**Goal of the exercise:** Where a line contains the word "matplotlib", copy that line.

**Collected material:**
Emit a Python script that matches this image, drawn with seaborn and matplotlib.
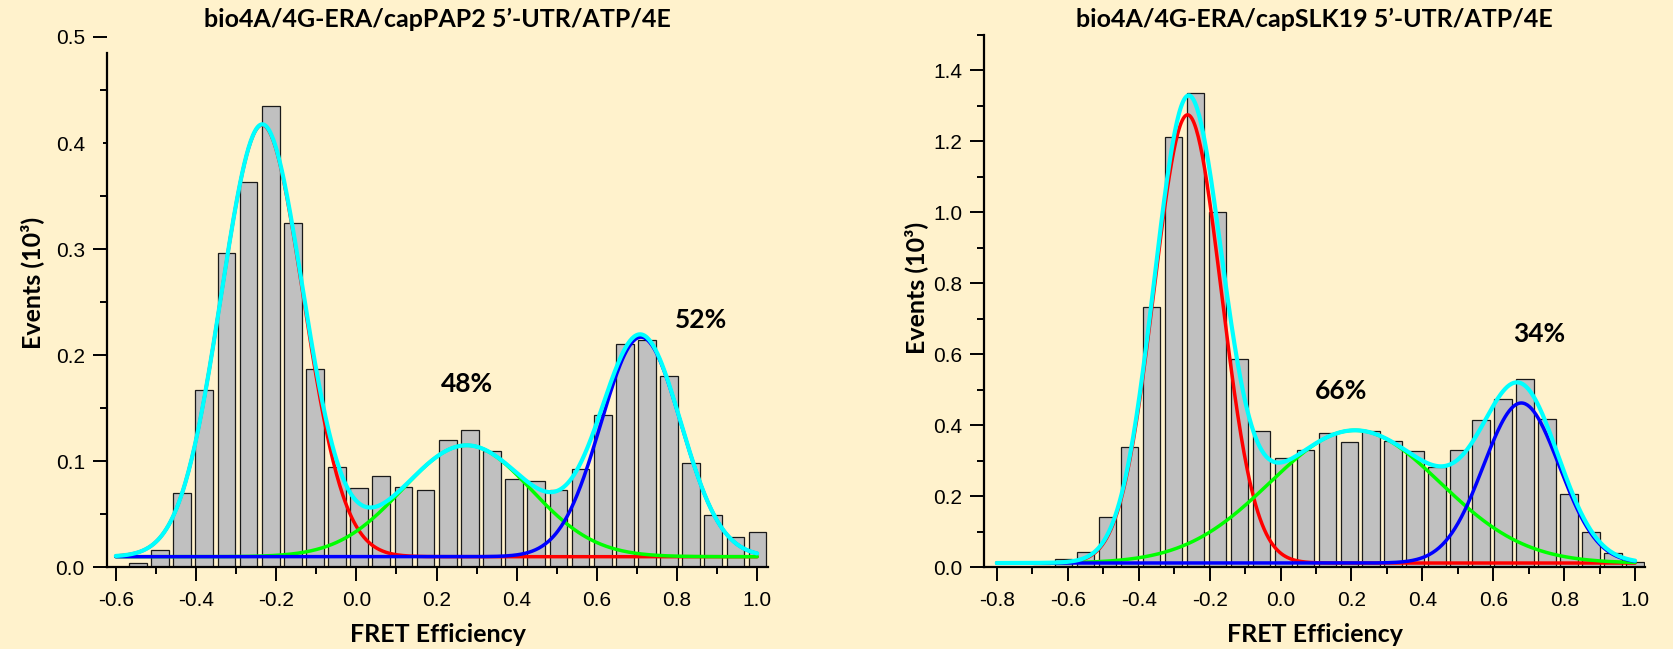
import numpy as np
import pandas as pd
import matplotlib
matplotlib.use("Agg")
import matplotlib.pyplot as plt
from matplotlib.ticker import MultipleLocator, FormatStrFormatter
import seaborn as sns

# ---------------- data ----------------
left_title = "bio4A/4G-ERA/capPAP2 5\u2019-UTR/ATP/4E"
right_title = "bio4A/4G-ERA/capSLK19 5\u2019-UTR/ATP/4E"
x_label = "FRET Efficiency"
y_label = "Events (10\u00b3)"

left_bin_centers = [-0.545, -0.490, -0.435, -0.380, -0.324, -0.269, -0.214, -0.159,
                    -0.103, -0.048, 0.007, 0.062, 0.117, 0.173, 0.228, 0.283, 0.338,
                    0.393, 0.449, 0.504, 0.559, 0.614, 0.670, 0.725, 0.780, 0.835,
                    0.890, 0.946, 1.001]
left_counts = [0.004, 0.016, 0.070, 0.167, 0.296, 0.363, 0.435, 0.325, 0.187, 0.095,
               0.075, 0.086, 0.076, 0.073, 0.120, 0.129, 0.110, 0.083, 0.081, 0.073,
               0.093, 0.144, 0.211, 0.214, 0.180, 0.098, 0.049, 0.029, 0.033]

right_bin_centers = [-0.674, -0.612, -0.550, -0.488, -0.426, -0.364, -0.302, -0.240,
                     -0.178, -0.116, -0.054, 0.008, 0.070, 0.132, 0.194, 0.256, 0.318,
                     0.380, 0.442, 0.504, 0.566, 0.628, 0.690, 0.752, 0.814, 0.876,
                     0.938, 1.000]
right_counts = [0.003, 0.023, 0.044, 0.143, 0.338, 0.734, 1.212, 1.336, 1.001, 0.586,
                0.385, 0.309, 0.331, 0.378, 0.354, 0.384, 0.356, 0.328, 0.284, 0.330,
                0.414, 0.475, 0.531, 0.418, 0.207, 0.100, 0.041, 0.014]

# Gaussian fit parameters: (center, sigma, amplitude); baseline y0
left_y0 = 0.010
left_fit_red = (-0.235, 0.102, 0.407)
left_fit_green = (0.275, 0.160, 0.105)
left_fit_blue = (0.710, 0.100, 0.207)
left_fit_range = (-0.6, 1.0)

right_y0 = 0.012
right_fit_red = (-0.262, 0.095, 1.263)
right_fit_green = (0.210, 0.240, 0.374)
right_fit_blue = (0.679, 0.107, 0.451)
right_fit_range = (-0.8, 1.0)

left_pct_labels = ["48%", "52%"]
left_pct_pos = [(0.277, 0.173), (0.861, 0.233)]
right_pct_labels = ["66%", "34%"]
right_pct_pos = [(0.171, 0.497), (0.728, 0.657)]

# ---------------- style ----------------
BG = "#FFF2CC"
sns.set_theme(style="ticks")
plt.rcParams["font.family"] = ["Liberation Sans", "DejaVu Sans"]
BOLD = ["Lato", "DejaVu Sans"]

fig = plt.figure(figsize=(16.73, 6.49), dpi=100, facecolor=BG)
ax_l = fig.add_axes([0.06396, 0.1259, 0.3951, 0.8171])
ax_r = fig.add_axes([0.5884, 0.1259, 0.3949, 0.8202])


def gauss(x, c, s, a):
    return a * np.exp(-((x - c) ** 2) / (2 * s ** 2))


def draw_panel(ax, centers, counts, y0, red, green, blue, frange, title,
               pct_labels, pct_pos, xlim, ylim, ymajor, yminor, spine_top,
               ylab_x, ylab_y, title_y):
    ax.set_facecolor(BG)
    centers = np.asarray(centers, dtype=float)
    step = float(np.diff(centers).mean())
    df = pd.DataFrame({"x": centers, "w": counts})
    sns.histplot(data=df, x="x", weights="w", binwidth=step,
                 binrange=(centers[0] - step / 2, centers[-1] + step / 2),
                 shrink=0.8, ax=ax, color="#C0C0C0", alpha=1.0,
                 edgecolor="#1a1a1a", linewidth=0.9)
    xs = np.linspace(frange[0], frange[1], 600)
    yr = y0 + gauss(xs, *red)
    yg = y0 + gauss(xs, *green)
    yb = y0 + gauss(xs, *blue)
    yt = y0 + gauss(xs, *red) + gauss(xs, *green) + gauss(xs, *blue)
    sns.lineplot(x=xs, y=yr, color="#FF0000", linewidth=2.5, ax=ax)
    sns.lineplot(x=xs, y=yg, color="#00FF00", linewidth=2.5, ax=ax)
    sns.lineplot(x=xs, y=yb, color="#0000FF", linewidth=2.5, ax=ax)
    sns.lineplot(x=xs, y=yt, color="#00FFFF", linewidth=3.0, ax=ax)

    ax.set_xlim(*xlim)
    ax.set_ylim(*ylim)
    ax.xaxis.set_major_locator(MultipleLocator(0.2))
    ax.xaxis.set_minor_locator(MultipleLocator(0.1))
    ax.yaxis.set_major_locator(MultipleLocator(ymajor))
    ax.yaxis.set_minor_locator(MultipleLocator(yminor))
    ax.xaxis.set_major_formatter(FormatStrFormatter("%.1f"))
    ax.yaxis.set_major_formatter(FormatStrFormatter("%.1f"))
    ax.tick_params(axis="both", which="major", direction="out", length=10,
                   width=1.4, labelsize=15, color="black", labelcolor="black")
    ax.tick_params(axis="both", which="minor", direction="out", length=5,
                   width=1.4, color="black")
    ax.tick_params(axis="x", which="major", pad=7)
    ax.tick_params(axis="y", which="major", pad=6)
    for s in ["top", "right"]:
        ax.spines[s].set_visible(False)
    for s in ["left", "bottom"]:
        ax.spines[s].set_color("black")
        ax.spines[s].set_linewidth(1.6)
    ax.spines["left"].set_bounds(0, spine_top)

    ax.set_xlabel(x_label, fontsize=18, fontweight="bold", family=BOLD, color="black")
    ax.xaxis.set_label_coords(0.5, -0.127)
    ax.xaxis.label.set_va("center")
    ax.set_ylabel(y_label, fontsize=18, fontweight="bold", family=BOLD, color="black")
    ax.yaxis.set_label_coords(ylab_x, ylab_y)
    ax.yaxis.label.set_va("center")
    ax.text(0.5, title_y, title, transform=ax.transAxes, ha="center", va="center",
            fontsize=18, fontweight="bold", family=BOLD, color="black")
    for lab, (px, py) in zip(pct_labels, pct_pos):
        ax.text(px, py, lab, ha="center", va="center", fontsize=19,
                fontweight="bold", family=BOLD, color="black")


draw_panel(ax_l, left_bin_centers, left_counts, left_y0, left_fit_red,
           left_fit_green, left_fit_blue, left_fit_range, left_title,
           left_pct_labels, left_pct_pos, (-0.622, 1.027), (0, 0.5), 0.1, 0.05,
           0.485, -0.113, 0.536, 1.034)
draw_panel(ax_r, right_bin_centers, right_counts, right_y0, right_fit_red,
           right_fit_green, right_fit_blue, right_fit_range, right_title,
           right_pct_labels, right_pct_pos, (-0.835, 1.028), (0, 1.5), 0.2, 0.1,
           1.5, -0.1035, 0.525, 1.030)

# the detached 0.5 tick of the left panel is short in the reference
for t in ax_l.yaxis.get_major_ticks():
    if abs(t.get_loc() - 0.5) < 1e-9:
        t.tick1line.set_markersize(3)

fig.savefig("out.png", dpi=100, facecolor=BG)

**Exercise result:**
Emit a Python script that matches this image, drawn with seaborn and matplotlib.
import matplotlib
matplotlib.use("Agg")
import matplotlib.pyplot as plt
from matplotlib.ticker import MultipleLocator, FormatStrFormatter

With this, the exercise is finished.